Spillane was active in the real estate business from 1899 to 1913, and was directly responsible for the construction of twenty of the houses in this area, including 11, 15, 19, 32, 35, 3640, 43, 44, 49, 54 & 56 Fenwood Road, and 12, 16, 22, 32, 34, 36, 38, 44, 50 & 52 Francis Street.  At least eight professional architects are recorded as working in the Francis Street and Fenwood Road District.  Most were local firms well-known for producing high-quality, one- and two- family houses and three-deckers in Roxbury, Jamaica Plain and Brookline.  The most prolific of the designers in the district was Samuel Rantin and Son of Roxbury, who designed 30 and 73 Fenwood Road, 40 Francis Street, 733 Huntington Ave (the Harmon Commercial Block), and 24 St.

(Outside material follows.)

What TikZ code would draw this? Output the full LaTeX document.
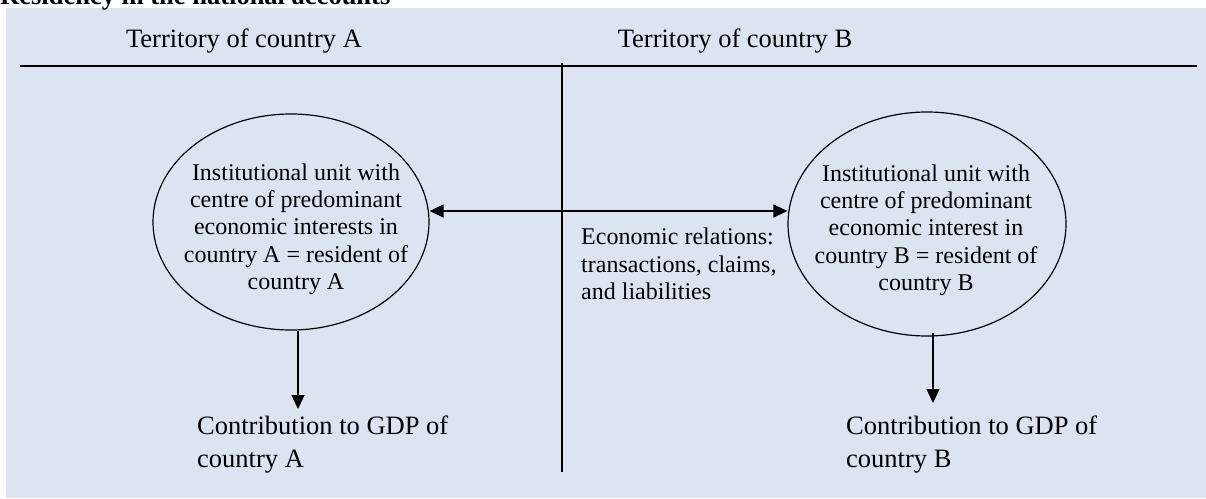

Albans Street.  Frederick W. Mahoney of Roxbury designed three buildings, at 32, 36 & 44 Francis Street.  Architects P. J. Cantwells, Timothy Desmond, Cornelius Russell, J. Schwartz (the Avondale apartments at 777-779 Huntington Ave.) and R. H. Watson are also represented in the district.  The Boston Landmarks Commission Inventory Form for 170 St. Alphonsus Street notes that “Samuel Rantin and Son… were responsible for designing during the 1890’s through the 1910’s, many triple-decker houses of unusually high quality—in the Parker Hill, Highland Park, and Hyde Square (Jamaica Plain) areas.” A collection of architectural drawings by Rantin and Son is contained in the archives of Historic New England.

By the 1960s, Francis Street and the adjacent streets developed by Spillane had suffered deterioration and abandonment due to the migration of former residents to Boston’s suburbs.  Much of the area was acquired by Harvard University.  Most buildings in the area were subsequently transferred to the Roxbury Tenants of Harvard, a tenants’ cooperative that renovated the buildings by subdividing most apartments into smaller units.  Original interior finishes were nearly entirely removed in the 1980s; however, notable exterior features remain in a rich variety of composition ornament and an unusually well preserved variety of mortar joints, including lined-out, tinted and beaded mortar joints preserved on foundations throughout the district.  Once common, these methods of finishing mortar joints have been forgotten as evidence of them has weathered away.